_TASK OBJECTIVE_.
Extract, exactly as written, each line from the start of the records below to the line containing "fontsize=11, color='#262626', ha='center', va='center')", both ends included; drop the pictures.
:::
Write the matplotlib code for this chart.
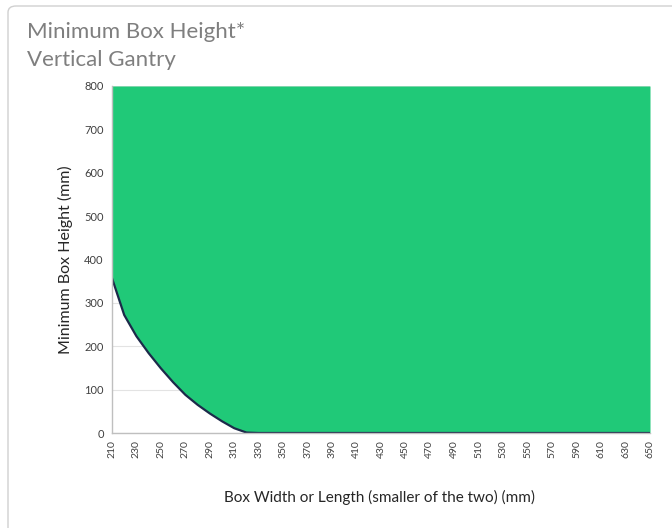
import matplotlib.pyplot as plt
from matplotlib.patches import FancyBboxPatch

# box width or length (mm), every 10 mm
widths = [210, 220, 230, 240, 250, 260, 270, 280, 290, 300, 310, 320, 330, 340,
          350, 360, 370, 380, 390, 400, 410, 420, 430, 440, 450, 460, 470, 480,
          490, 500, 510, 520, 530, 540, 550, 560, 570, 580, 590, 600, 610, 620,
          630, 640, 650]
# minimum box height curve (mm)
min_height = [357, 272, 223, 184, 149, 117, 88, 65, 45, 27, 11, 1, 0, 0,
              0, 0, 0, 0, 0, 0, 0, 0, 0, 0, 0, 0, 0, 0,
              0, 0, 0, 0, 0, 0, 0, 0, 0, 0, 0, 0, 0, 0,
              0, 0, 0]
y_max = 800
tick_labels = widths[::2]

plt.rcParams['font.family'] = ['Lato', 'DejaVu Sans']

fig = plt.figure(figsize=(6.72, 5.28), dpi=100)
border = FancyBboxPatch((8 / 672, -0.05), 1.0, 1 - 6 / 528 + 0.05,
                        boxstyle="round,pad=0,rounding_size=0.012",
                        transform=fig.transFigure, facecolor='white',
                        edgecolor='#d0d0d0', linewidth=1.0, zorder=-5)
fig.patches.append(border)

ax = fig.add_axes([112 / 672, 1 - 433 / 528, 538 / 672, 347 / 528])
ax.set_facecolor('none')
ax.set_zorder(2)

ax.fill_between(widths, min_height, y_max, color='#20c978', linewidth=0, zorder=2)
ax.plot(widths, min_height, color='#1c2a4a', linewidth=1.6, zorder=3,
        solid_joinstyle='round')

ax.set_xlim(210, 650)
ax.set_ylim(0, y_max)
ax.set_yticks(range(0, 801, 100))
ax.set_xticks(tick_labels)
ax.set_xticklabels([str(t) for t in tick_labels], rotation=90)
ax.tick_params(axis='y', length=0, labelsize=8, colors='#404040', pad=6)
ax.tick_params(axis='x', length=0, labelsize=7.5, colors='#404040', pad=5)
ax.grid(axis='y', color='#e3e3e3', linewidth=0.8, zorder=1)
ax.set_axisbelow(True)
for side in ['top', 'right']:
    ax.spines[side].set_visible(False)
for side in ['left', 'bottom']:
    ax.spines[side].set_color('#bfbfbf')
    ax.spines[side].set_linewidth(1.0)
    ax.spines[side].set_zorder(4)

ax.set_ylabel('Minimum Box Height (mm)', fontsize=11.5, color='#262626', labelpad=8)
fig.text(380 / 672, 1 - 497 / 528, 'Box Width or Length (smaller of the two) (mm)',
         fontsize=11, color='#262626', ha='center', va='center')

fig.text(27 / 672, 1 - 38 / 528, 'Minimum Box Height*', fontsize=16,
         color='#7f7f7f', ha='left', va='baseline')
fig.text(27 / 672, 1 - 66 / 528, 'Vertical Gantry', fontsize=16,
         color='#7f7f7f', ha='left', va='baseline')

fig.savefig('out.png', dpi=100)
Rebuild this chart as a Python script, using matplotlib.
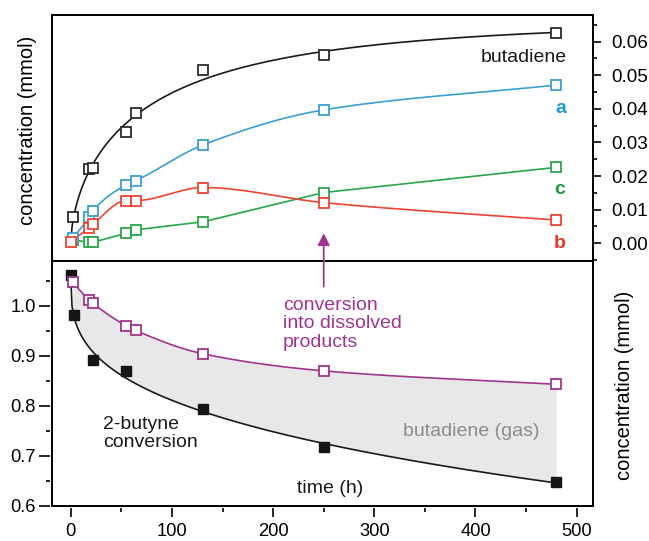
import numpy as np
import matplotlib
matplotlib.use('Agg')
import matplotlib.pyplot as plt
from matplotlib.patches import Rectangle, ConnectionPatch
from matplotlib.ticker import MultipleLocator, FormatStrFormatter

plt.rcParams['font.family'] = ['Liberation Sans', 'DejaVu Sans']

# top panel: product concentrations (mmol) vs time (h)
t_top = [2, 18, 22, 55, 64, 131, 250, 480]
butadiene = [0.0077, 0.0222, 0.0225, 0.0331, 0.0387, 0.0516, 0.0560, 0.0627]
prod_a = [0.0015, 0.0077, 0.0097, 0.0174, 0.0186, 0.0293, 0.0397, 0.0471]
t_b = [0, 18, 22, 55, 64, 131, 250, 480]
prod_b = [0.0005, 0.0046, 0.0057, 0.0127, 0.0127, 0.0166, 0.0121, 0.0069]
prod_c = [0.0010, 0.0003, 0.0003, 0.0030, 0.0040, 0.0064, 0.0151, 0.0226]

# bottom panel: 2-butyne remaining and dissolved-product conversion
t_conv = [0, 3, 22, 55, 131, 250, 480]
butyne = [1.061, 0.982, 0.892, 0.869, 0.793, 0.717, 0.647]
t_diss = [2, 18, 22, 55, 64, 131, 250, 480]
dissolved = [1.047, 1.012, 1.005, 0.960, 0.951, 0.904, 0.870, 0.843]

BLACK = '#1a1a1a'
BLUE = '#3c9fd2'
RED = '#ee4433'
GREEN = '#2aa64a'
PURPLE = '#a0358f'


def pchip(x, y, xs):
    # monotone cubic line through the measured points
    x = np.asarray(x, float)
    y = np.asarray(y, float)
    h = np.diff(x)
    d = np.diff(y) / h
    m = np.zeros_like(y)
    m[0], m[-1] = d[0], d[-1]
    for k in range(1, len(x) - 1):
        if d[k - 1] * d[k] > 0:
            w1 = 2 * h[k] + h[k - 1]
            w2 = h[k] + 2 * h[k - 1]
            m[k] = (w1 + w2) / (w1 / d[k - 1] + w2 / d[k])
    i = np.clip(np.searchsorted(x, xs) - 1, 0, len(h) - 1)
    s = (xs - x[i]) / h[i]
    return ((2 * s**3 - 3 * s**2 + 1) * y[i] + (s**3 - 2 * s**2 + s) * h[i] * m[i]
            + (-2 * s**3 + 3 * s**2) * y[i + 1] + (s**3 - s**2) * h[i] * m[i + 1])


# stretched-exponential fit for butadiene: y = A (1 - exp(-(t/tau)^n))
tt = np.array(t_top, float)
yy = np.array(butadiene)
best = None
for tau in np.arange(10, 200, 1.0):
    for n in np.arange(0.4, 1.3, 0.02):
        f = 1 - np.exp(-(tt / tau) ** n)
        A = (f @ yy) / (f @ f)
        err = np.sum((A * f - yy) ** 2)
        if best is None or err < best[0]:
            best = (err, A, tau, n)
_, A_fit, tau_fit, n_fit = best

# power-law fit for 2-butyne: y = a - b t^p
tc = np.array(t_conv, float)
yc = np.array(butyne)
best = None
for p in np.arange(0.1, 1.0, 0.005):
    X = np.column_stack([np.ones_like(tc), tc ** p])
    coef = np.linalg.lstsq(X, yc, rcond=None)[0]
    err = np.sum((X @ coef - yc) ** 2)
    if best is None or err < best[0]:
        best = (err, coef, p)
_, coef_fit, p_fit = best

fig = plt.figure(figsize=(6.49, 5.41), dpi=100)
left, width = 0.0797, 0.8335
ax_top = fig.add_axes([left, 0.5176, width, 0.4547])
ax_bot = fig.add_axes([left, 0.0652, width, 0.4524])

# ---- top panel ----
tg = np.linspace(0, 480, 400)
ax_top.plot(tg, A_fit * (1 - np.exp(-(tg / tau_fit) ** n_fit)), color=BLACK, lw=1.2)
ax_top.plot(t_top, prod_c, color=GREEN, lw=1.2)
tg2 = np.linspace(2, 480, 400)
ax_top.plot(tg2, pchip(t_top, prod_a, tg2), color=BLUE, lw=1.2)
ax_top.plot(tg, pchip(t_b, prod_b, tg), color=RED, lw=1.2)

mk = dict(marker='s', ls='none', ms=7, mew=1.3, mfc='white')
ax_top.plot(t_top, butadiene, mec='#2b2b2b', **mk)
ax_top.plot(t_top, prod_c, mec=GREEN, **mk)
ax_top.plot(t_top, prod_a, mec=BLUE, **mk)
ax_top.plot(t_b, prod_b, mec=RED, **mk)

ax_top.text(490, 0.0554, 'butadiene', ha='right', va='center', fontsize=14, color=BLACK)
ax_top.text(484, 0.0402, 'a', ha='center', va='center', fontsize=14, color='#1d9ad8', fontweight='bold')
ax_top.text(483, 0.0161, 'c', ha='center', va='center', fontsize=14, color='#1f9a3e', fontweight='bold')
ax_top.text(483, 0.0000, 'b', ha='center', va='center', fontsize=14, color='#e8392a', fontweight='bold')

ax_top.set_xlim(-18.8, 515.8)
ax_top.set_ylim(-0.00527, 0.06795)
ax_top.yaxis.tick_right()
ax_top.yaxis.set_major_locator(MultipleLocator(0.01))
ax_top.yaxis.set_minor_locator(MultipleLocator(0.005))
ax_top.yaxis.set_major_formatter(FormatStrFormatter('%.2f'))
ax_top.tick_params(axis='y', which='major', direction='out', length=4.8, width=1.2,
                   labelsize=13.6, pad=7.5, right=True, left=False)
ax_top.tick_params(axis='y', which='minor', direction='out', length=2.4, width=1.2,
                   right=True, left=False)
ax_top.set_xticks([])
ax_top.spines['right'].set_position(('outward', 1))
for s in ax_top.spines.values():
    s.set_visible(False)
ax_top.add_patch(Rectangle((0, 0), 1, 1, transform=ax_top.transAxes, fill=False,
                           lw=1.4, color='black', clip_on=False))

# ---- bottom panel ----
tf = np.linspace(2, 480, 400)
ax_bot.fill_between(tf, pchip(t_diss, dissolved, tf),
                    coef_fit[0] + coef_fit[1] * tf ** p_fit, color='#e9e8e8', lw=0)
tb = np.linspace(0, 480, 400)
ax_bot.plot(tb, coef_fit[0] + coef_fit[1] * tb ** p_fit, color=BLACK, lw=1.2)
ax_bot.plot(tf, pchip(t_diss, dissolved, tf), color=PURPLE, lw=1.2)
ax_bot.plot(t_conv, butyne, marker='s', ls='none', ms=7.5, color='#151515')
ax_bot.plot(t_diss, dissolved, mec=PURPLE, **mk)

ax_bot.text(32, 0.744, '2-butyne\nconversion', ha='left', va='center', fontsize=14,
            linespacing=1.1, color=BLACK)
ax_bot.text(209.5, 0.964, 'conversion\ninto dissolved\nproducts', ha='left', va='center',
            fontsize=14, linespacing=1.1, color=PURPLE)
ax_bot.text(396, 0.749, 'butadiene (gas)', ha='center', va='center', fontsize=14, color='#8c8c8c')
ax_bot.text(256, 0.634, 'time (h)', ha='center', va='center', fontsize=14, color=BLACK)

ax_bot.set_xlim(-18.8, 515.8)
ax_bot.set_ylim(0.6, 1.09)
ax_bot.xaxis.set_major_locator(MultipleLocator(100))
ax_bot.xaxis.set_minor_locator(MultipleLocator(50))
ax_bot.yaxis.set_major_locator(MultipleLocator(0.1))
ax_bot.yaxis.set_minor_locator(MultipleLocator(0.05))
ax_bot.yaxis.set_major_formatter(FormatStrFormatter('%.1f'))
ax_bot.tick_params(axis='x', which='major', direction='out', length=6.7, width=1.2,
                   labelsize=13.2, pad=4.2)
ax_bot.tick_params(axis='x', which='minor', direction='out', length=3.1, width=1.2)
ax_bot.tick_params(axis='y', which='major', direction='out', length=7.7, width=1.2,
                   labelsize=13.2, pad=2.5)
ax_bot.tick_params(axis='y', which='minor', direction='out', length=2.9, width=1.2)
ax_bot.spines['bottom'].set_position(('outward', 1.5))
ax_bot.spines['left'].set_position(('outward', 1.2))
for s in ax_bot.spines.values():
    s.set_visible(False)
ax_bot.add_patch(Rectangle((0, 0), 1, 1, transform=ax_bot.transAxes, fill=False,
                           lw=1.4, color='black', clip_on=False))

# arrow from the bottom text up into the top panel
arrow = ConnectionPatch(xyA=(250, 1.0386), coordsA=ax_bot.transData,
                        xyB=(250, 0.003), coordsB=ax_top.transData,
                        arrowstyle='-|>', color=PURPLE, lw=1.3, mutation_scale=18)
fig.add_artist(arrow)

fig.text(28 / 649, 1 - 130 / 541, 'concentration (mmol)', rotation=90,
         ha='center', va='center', fontsize=14.5)
fig.text(625 / 649, 1 - 385 / 541, 'concentration (mmol)', rotation=90,
         ha='center', va='center', fontsize=14.5)

fig.savefig('out.png', dpi=100)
:::
_OUTPUT FOR THIS TASK_.
Write the matplotlib code for this chart.
import matplotlib.pyplot as plt
from matplotlib.patches import FancyBboxPatch

# box width or length (mm), every 10 mm
widths = [210, 220, 230, 240, 250, 260, 270, 280, 290, 300, 310, 320, 330, 340,
          350, 360, 370, 380, 390, 400, 410, 420, 430, 440, 450, 460, 470, 480,
          490, 500, 510, 520, 530, 540, 550, 560, 570, 580, 590, 600, 610, 620,
          630, 640, 650]
# minimum box height curve (mm)
min_height = [357, 272, 223, 184, 149, 117, 88, 65, 45, 27, 11, 1, 0, 0,
              0, 0, 0, 0, 0, 0, 0, 0, 0, 0, 0, 0, 0, 0,
              0, 0, 0, 0, 0, 0, 0, 0, 0, 0, 0, 0, 0, 0,
              0, 0, 0]
y_max = 800
tick_labels = widths[::2]

plt.rcParams['font.family'] = ['Lato', 'DejaVu Sans']

fig = plt.figure(figsize=(6.72, 5.28), dpi=100)
border = FancyBboxPatch((8 / 672, -0.05), 1.0, 1 - 6 / 528 + 0.05,
                        boxstyle="round,pad=0,rounding_size=0.012",
                        transform=fig.transFigure, facecolor='white',
                        edgecolor='#d0d0d0', linewidth=1.0, zorder=-5)
fig.patches.append(border)

ax = fig.add_axes([112 / 672, 1 - 433 / 528, 538 / 672, 347 / 528])
ax.set_facecolor('none')
ax.set_zorder(2)

ax.fill_between(widths, min_height, y_max, color='#20c978', linewidth=0, zorder=2)
ax.plot(widths, min_height, color='#1c2a4a', linewidth=1.6, zorder=3,
        solid_joinstyle='round')

ax.set_xlim(210, 650)
ax.set_ylim(0, y_max)
ax.set_yticks(range(0, 801, 100))
ax.set_xticks(tick_labels)
ax.set_xticklabels([str(t) for t in tick_labels], rotation=90)
ax.tick_params(axis='y', length=0, labelsize=8, colors='#404040', pad=6)
ax.tick_params(axis='x', length=0, labelsize=7.5, colors='#404040', pad=5)
ax.grid(axis='y', color='#e3e3e3', linewidth=0.8, zorder=1)
ax.set_axisbelow(True)
for side in ['top', 'right']:
    ax.spines[side].set_visible(False)
for side in ['left', 'bottom']:
    ax.spines[side].set_color('#bfbfbf')
    ax.spines[side].set_linewidth(1.0)
    ax.spines[side].set_zorder(4)

ax.set_ylabel('Minimum Box Height (mm)', fontsize=11.5, color='#262626', labelpad=8)
fig.text(380 / 672, 1 - 497 / 528, 'Box Width or Length (smaller of the two) (mm)',
         fontsize=11, color='#262626', ha='center', va='center')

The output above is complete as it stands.